Almost nobody goes straight to Margherita in one push. The smart approach involves sleeping at an intermediate hut first, typically Gnifetti Hut or Monte Rosa Hut.

These stepping-stone shelters let your body acclimatize while splitting the ascent into manageable chunks.

Acclimatization isn’t optional at these altitudes. Your body needs time to adjust to reduced oxygen levels, and rushing the process invites altitude sickness or worse.

Spending a night at 3,000 to 3,600 meters prepares you for the final push to 4,554 meters.

The intermediate huts also serve as safety nets. If weather turns bad or someone in your group struggles with altitude, you’re already at a secure shelter with options.

Mountaineering is about managing risk, and these huts are part of that strategy.

There’s a rhythm to this multi-day approach that feels right. You climb, rest, acclimatize, and climb higher.

Each hut represents progress, and by the time you reach Margherita, you’ve earned it through a deliberate, measured effort. The mountain rewards patience, not haste.

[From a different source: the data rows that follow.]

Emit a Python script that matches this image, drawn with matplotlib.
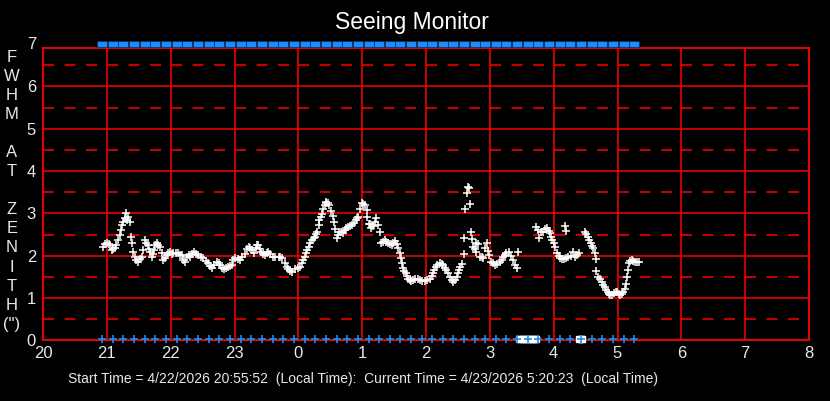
import numpy as np
import matplotlib
matplotlib.use("Agg")
import matplotlib.pyplot as plt

plt.rcParams['font.family'] = ['Liberation Sans', 'DejaVu Sans']
plt.rcParams['lines.scale_dashes'] = False

# hour of night (24 = midnight, 25 = 1 am ...) and FWHM at zenith in arcsec
fwhm_time = [
    20.945, 20.97, 21.00, 21.03, 21.05, 21.08, 21.10, 21.13, 21.15, 21.17,
    21.21, 21.22, 21.24, 21.26, 21.28, 21.30, 21.31, 21.33, 21.36, 21.38,
    21.40, 21.41, 21.44, 21.46, 21.49, 21.52, 21.55, 21.57, 21.60, 21.62,
    21.64, 21.66, 21.68, 21.70, 21.72, 21.74, 21.76, 21.78, 21.80, 21.83,
    21.86, 21.88, 21.91, 21.94, 21.96, 21.99, 22.02, 22.04, 22.08, 22.12,
    22.15, 22.17, 22.20, 22.22, 22.25, 22.28, 22.30, 22.34, 22.37, 22.40,
    22.43, 22.47, 22.51, 22.55, 22.59, 22.62, 22.65, 22.68, 22.72, 22.75,
    22.77, 22.80, 22.83, 22.87, 22.90, 22.93, 22.96, 22.98, 23.01, 23.05,
    23.09, 23.12, 23.16, 23.19, 23.22, 23.25, 23.27, 23.30, 23.33, 23.35,
    23.37, 23.40, 23.42, 23.45, 23.48, 23.51, 23.53, 23.56, 23.60, 23.64,
    23.69, 23.72, 23.75, 23.79, 23.82, 23.84, 23.87, 23.90, 23.95, 24.00,
    24.03, 24.06, 24.08, 24.10, 24.12, 24.14, 24.16, 24.19, 24.21, 24.24,
    24.26, 24.28, 24.30, 24.32, 24.33, 24.35, 24.37, 24.39, 24.41, 24.43,
    24.44, 24.46, 24.48, 24.51, 24.54, 24.56, 24.58, 24.60, 24.62, 24.64,
    24.67, 24.70, 24.73, 24.75, 24.78, 24.81, 24.84, 24.87, 24.90, 24.92,
    24.94, 24.97, 24.99, 25.02, 25.04, 25.07, 25.08, 25.10, 25.12, 25.14,
    25.17, 25.20, 25.22, 25.25, 25.28, 25.30, 25.33, 25.36, 25.38, 25.41,
    25.44, 25.46, 25.49, 25.51, 25.54, 25.56, 25.59, 25.61, 25.63, 25.64,
    25.66, 25.68, 25.70, 25.72, 25.75, 25.77, 25.80, 25.83, 25.87, 25.91,
    25.94, 25.98, 26.02, 26.06, 26.09, 26.11, 26.13, 26.15, 26.18, 26.22,
    26.25, 26.27, 26.30, 26.32, 26.35, 26.38, 26.41, 26.43, 26.46, 26.48,
    26.50, 26.52, 26.54, 26.56, 26.59, 26.60, 26.61, 26.64, 26.66, 26.68,
    26.69, 26.70, 26.72, 26.74, 26.76, 26.78, 26.79, 26.82, 26.85, 26.88,
    26.90, 26.92, 26.95, 26.97, 26.99, 27.02, 27.05, 27.08, 27.12, 27.16,
    27.19, 27.21, 27.24, 27.26, 27.30, 27.33, 27.36, 27.39, 27.42, 27.44,
    27.73, 27.75, 27.77, 27.80, 27.83, 27.86, 27.89, 27.92, 27.94, 27.96,
    27.98, 28.00, 28.02, 28.05, 28.08, 28.10, 28.13, 28.16, 28.17, 28.20,
    28.20, 28.23, 28.27, 28.30, 28.34, 28.36, 28.39, 28.49, 28.51, 28.54,
    28.56, 28.58, 28.60, 28.62, 28.64, 28.66, 28.67, 28.70, 28.72, 28.75,
    28.78, 28.80, 28.82, 28.85, 28.87, 28.89, 28.92, 28.95, 28.97, 28.99,
    29.02, 29.04, 29.07, 29.09, 29.11, 29.13, 29.15, 29.17, 29.18, 29.20,
    29.22, 29.25, 29.27, 29.30, 29.33,
]
fwhm_value = [
    2.21, 2.27, 2.31, 2.28, 2.25, 2.13, 2.15, 2.17, 2.25, 2.37,
    2.49, 2.61, 2.72, 2.80, 2.88, 3.00, 2.85, 2.92, 2.80, 2.45,
    2.31, 2.09, 1.98, 1.90, 1.86, 1.92, 1.98, 2.13, 2.37, 2.30,
    2.25, 2.15, 2.09, 1.98, 2.05, 2.13, 2.25, 2.29, 2.25, 2.21,
    2.06, 1.90, 1.95, 2.02, 2.06, 2.09, 2.05, 2.06, 2.07, 2.06,
    2.02, 2.02, 1.90, 1.86, 1.98, 2.02, 1.98, 2.05, 2.09, 2.05,
    2.02, 1.98, 1.94, 1.88, 1.82, 1.76, 1.70, 1.78, 1.86, 1.82,
    1.78, 1.72, 1.68, 1.72, 1.74, 1.76, 1.78, 1.90, 1.94, 1.92,
    1.90, 1.98, 2.04, 2.15, 2.21, 2.17, 2.13, 2.06, 2.18, 2.25,
    2.25, 2.15, 2.09, 2.05, 2.02, 2.06, 2.09, 2.03, 1.98, 1.97,
    1.98, 1.96, 1.94, 1.82, 1.74, 1.68, 1.64, 1.62, 1.68, 1.72,
    1.74, 1.82, 1.90, 1.98, 2.06, 2.14, 2.21, 2.30, 2.37, 2.42,
    2.45, 2.52, 2.57, 2.72, 2.84, 2.92, 2.98, 3.10, 3.20, 3.25,
    3.27, 3.24, 3.20, 3.05, 2.94, 2.80, 2.62, 2.41, 2.50, 2.57,
    2.55, 2.53, 2.60, 2.65, 2.68, 2.70, 2.72, 2.78, 2.84, 2.88,
    2.92, 3.10, 3.24, 3.22, 3.20, 3.08, 2.92, 2.76, 2.76, 2.65,
    2.70, 2.80, 2.88, 2.72, 2.55, 2.29, 2.33, 2.37, 2.33, 2.29,
    2.27, 2.25, 2.30, 2.35, 2.27, 2.19, 2.06, 1.94, 1.82, 1.70,
    1.64, 1.58, 1.52, 1.46, 1.42, 1.40, 1.43, 1.46, 1.44, 1.42,
    1.41, 1.40, 1.42, 1.45, 1.52, 1.58, 1.66, 1.74, 1.78, 1.82,
    1.80, 1.78, 1.72, 1.66, 1.58, 1.50, 1.42, 1.37, 1.43, 1.50,
    1.58, 1.66, 1.73, 1.80, 2.05, 2.42, 3.10, 3.47, 3.63, 3.59,
    3.21, 2.57, 2.40, 2.21, 2.15, 2.09, 2.29, 2.27, 1.98, 1.96,
    1.94, 2.17, 2.29, 2.10, 2.02, 1.86, 1.82, 1.78, 1.80, 1.84,
    1.90, 1.98, 2.02, 2.06, 2.09, 2.00, 1.90, 1.78, 1.70, 2.09,
    2.67, 2.60, 2.41, 2.55, 2.57, 2.62, 2.65, 2.58, 2.53, 2.45,
    2.37, 2.29, 2.21, 2.06, 2.00, 1.95, 1.91, 1.93, 2.70, 2.59,
    1.95, 1.98, 2.00, 2.09, 1.98, 2.02, 2.07, 2.57, 2.52, 2.45,
    2.37, 2.29, 2.22, 2.17, 2.06, 1.91, 1.64, 1.50, 1.44, 1.38,
    1.30, 1.25, 1.20, 1.13, 1.09, 1.07, 1.08, 1.11, 1.14, 1.15,
    1.10, 1.07, 1.10, 1.15, 1.22, 1.33, 1.50, 1.66, 1.82, 1.88,
    1.90, 1.88, 1.86, 1.85, 1.84,
]

# failed measurements, plotted at zero
failed_time = [27.46, 27.49, 27.52, 27.55, 27.58, 27.61, 27.64, 27.67, 27.70, 27.72,
               28.40, 28.43, 28.45]

# 10-minute status marks (top: telescope on sky, bottom: camera)
status_time = [20.93, 21.10, 21.26, 21.43, 21.60, 21.76, 21.93, 22.10, 22.26, 22.43,
               22.60, 22.76, 22.93, 23.10, 23.26, 23.43, 23.60, 23.76, 23.93, 24.10,
               24.26, 24.43, 24.60, 24.76, 24.93, 25.10, 25.26, 25.43, 25.60, 25.76,
               25.93, 26.10, 26.26, 26.43, 26.60, 26.76, 26.93, 27.10, 27.26, 27.43,
               27.60, 27.76, 27.93, 28.10, 28.26, 28.43, 28.60, 28.76, 28.93, 29.10,
               29.26]

hour_ticks = [20, 21, 22, 23, 24, 25, 26, 27, 28, 29, 30, 31, 32]
hour_labels = ['20', '21', '22', '23', '0', '1', '2', '3', '4', '5', '6', '7', '8']
ylabel_letters = ['F', 'W', 'H', 'M', '', 'A', 'T', '', 'Z', 'E', 'N', 'I', 'T', 'H', '(")']

title = 'Seeing Monitor'
footer = ('Start Time = 4/22/2026 20:55:52  (Local Time):  '
          'Current Time = 4/23/2026 5:20:23  (Local Time)')

W, H = 830, 401
fig = plt.figure(figsize=(W / 100, H / 100), dpi=100, facecolor='black')
ax = fig.add_axes([43 / W, 1 - 340.3 / H, (809 - 43) / W, (340.3 - 48.3) / H])
ax.set_facecolor('black')

red = '#ff0000'
txt = '#e8e8e8'
blue = '#1a8cff'

ax.set_xlim(20, 32)
ax.set_ylim(0, 6.9)

# grid: solid on the hour / integer, dashed on half values
for h in hour_ticks[1:-1]:
    ax.axvline(h, color=red, lw=1.1, zorder=1)
for v in range(1, 7):
    ax.axhline(v, color=red, lw=1.1, zorder=1)
for v in np.arange(0.5, 7, 1.0):
    for h in hour_ticks[:-1]:
        ax.hlines(v, h, h + 1, color=red, lw=1.1, linestyles=[(0, (7.9, 7.6))], zorder=1)

for s in ax.spines.values():
    s.set_color(red)
    s.set_linewidth(1.3)

ax.set_xticks(hour_ticks)
ax.set_xticklabels(hour_labels)
ax.set_yticks(range(0, 7))
ax.tick_params(length=0, colors=txt, labelsize=12, pad=4)
ax.tick_params(axis='y', pad=5)
ax.text(-0.008, 7, '7', transform=ax.get_yaxis_transform(), ha='right', va='center',
        color=txt, fontsize=12)

# status marks: wide blue blocks on top, small crosses at the bottom
block = [(-1, -0.5), (1, -0.5), (1, 0.5), (-1, 0.5), (-1, -0.5)]
ax.plot(status_time, [7] * len(status_time), ls='none', marker=block, ms=7.4,
        color=blue, mec='#05305a', mew=0.5, clip_on=False, zorder=4)
ax.plot(status_time, [0.03] * len(status_time), ls='none', marker='+', ms=5.5,
        mew=1.2, color=blue, clip_on=False, zorder=5)

# seeing data
ax.plot(fwhm_time, fwhm_value, ls='none', marker='+', ms=5.5, mew=1.1,
        color='white', zorder=3)
ax.plot(failed_time, [0.03] * len(failed_time), ls='none', marker='s', ms=4,
        color='white', clip_on=False, zorder=4)

fig.text(412 / W, 1 - 22 / H, title, ha='center', va='center', color='white', fontsize=16.5)
for i, ch in enumerate(ylabel_letters):
    if ch:
        fig.text(12 / W, 1 - (57 + i * 19.1) / H, ch, ha='center', va='center',
                 color=txt, fontsize=12)
fig.text(363 / W, 1 - 379 / H, footer, ha='center', va='center', color=txt, fontsize=10)

fig.savefig('out.png', dpi=100, facecolor='black')
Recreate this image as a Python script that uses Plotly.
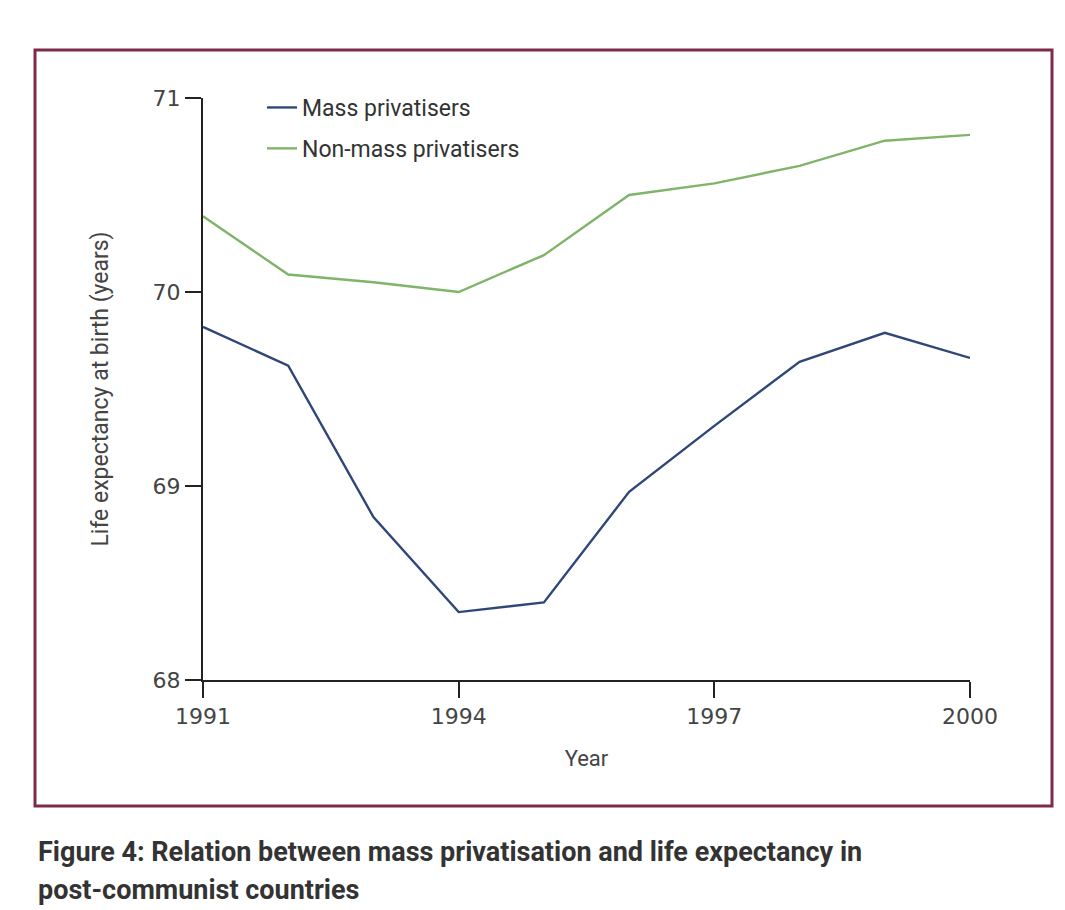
import plotly.graph_objects as go

years = [1991, 1992, 1993, 1994, 1995, 1996, 1997, 1998, 1999, 2000]
mass_privatisers = [69.82, 69.62, 68.84, 68.35, 68.40, 68.97, 69.31, 69.64, 69.79, 69.66]
non_mass_privatisers = [70.39, 70.09, 70.05, 70.00, 70.19, 70.50, 70.56, 70.65, 70.78, 70.81]
x_ticks = [1991, 1994, 1997, 2000]
y_ticks = [68, 69, 70, 71]

# the page body adds an 8px offset, so work in figure coordinates = screen - 8
OFF = 8
W, H = 1065 - OFF, 910 - OFF
L, R, T, B = 203 - OFF, 970 - OFF, 98 - OFF, 680 - OFF

FONT = "Roboto, Liberation Sans, DejaVu Sans"

fig = go.Figure()
fig.add_trace(go.Scatter(x=years, y=mass_privatisers, mode="lines", name="Mass privatisers",
                         line=dict(color="#2f4778", width=2.4), legendgroup="a"))
fig.add_trace(go.Scatter(x=years, y=non_mass_privatisers, mode="lines", name="Non-mass privatisers",
                         line=dict(color="#7fb46a", width=2.4), legendgroup="b"))

def px2paper_x(px):
    return (px - OFF - L) / (R - L)

def px2paper_y(py):
    return (B - (py - OFF)) / (B - T)

shapes = [
    dict(type="rect", xref="paper", yref="paper",
         x0=px2paper_x(35), x1=px2paper_x(1052), y0=px2paper_y(806), y1=px2paper_y(50),
         line=dict(color="#7e2a4c", width=3), fillcolor="rgba(0,0,0,0)", layer="below"),
]

annotations = [
    dict(text="<b>Figure 4: Relation between mass privatisation and life expectancy in</b>",
         xref="paper", yref="paper", x=px2paper_x(36), y=px2paper_y(852),
         xanchor="left", yanchor="middle", showarrow=False,
         font=dict(family=FONT, size=27, color="#333333")),
    dict(text="<b>post-communist countries</b>",
         xref="paper", yref="paper", x=px2paper_x(36), y=px2paper_y(890),
         xanchor="left", yanchor="middle", showarrow=False,
         font=dict(family=FONT, size=27, color="#333333")),
]

fig.update_layout(
    width=W, height=H,
    margin=dict(l=L, r=W - R, t=T, b=H - B, autoexpand=False),
    paper_bgcolor="white", plot_bgcolor="white",
    shapes=shapes, annotations=annotations,
    showlegend=True,
    legend=dict(x=px2paper_x(262), y=px2paper_y(86), xanchor="left", yanchor="top",
                bgcolor="rgba(0,0,0,0)", tracegroupgap=8, traceorder="grouped",
                font=dict(family=FONT, size=23, color="#333333")),
    xaxis=dict(range=[1991, 2000], tickvals=x_ticks, ticktext=[str(v) for v in x_ticks],
               showgrid=False, zeroline=False, showline=True, linecolor="#222222", linewidth=2,
               ticks="outside", ticklen=16, tickwidth=2, tickcolor="#222222",
               tickfont=dict(family="DejaVu Sans", size=22, color="#444444"),
               title=dict(text="Year", standoff=22,
                          font=dict(family=FONT, size=22, color="#444444"))),
    yaxis=dict(range=[68, 71], tickvals=y_ticks, ticktext=["68", "69", "70", "71"],
               showgrid=False, zeroline=False, showline=True, linecolor="#222222", linewidth=2,
               ticks="outside", ticklen=16, tickwidth=2, tickcolor="#222222",
               tickfont=dict(family="DejaVu Sans", size=22, color="#444444"),
               title=dict(text="Life expectancy at birth (years)", standoff=38,
                          font=dict(family=FONT, size=23, color="#444444"))),
)

fig.write_html("out.html")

12. Summit Views That Justify Every Painful Step

© Margherita Hut

The view from Margherita Hut and the surrounding Monte Rosa area is worth every labored breath. You’re surrounded by a sea of 4,000-meter peaks, each one a famous giant in its own right.

The glaciers stretch out like frozen rivers, and the ridge lines look like something from another planet.

Sunrise is when the magic really happens. The first light hits the peaks and turns everything gold and pink.

The temperature is brutal, but nobody cares because the spectacle unfolding in front of you makes shivering feel insignificant.

Monte Rosa sits in one of the Alps’ most dramatic high-altitude zones. From this vantage point, you can see peaks that climbers spend their whole lives dreaming about.

The Matterhorn, the Weisshorn, and countless others form a horizon that feels almost unreal in its scale and beauty.

This is why people climb. Not for bragging rights or summit photos, though those are nice.

It’s for moments when you stand at the top of Europe’s highest building and realize how small you are, and how magnificent the world looks from up here.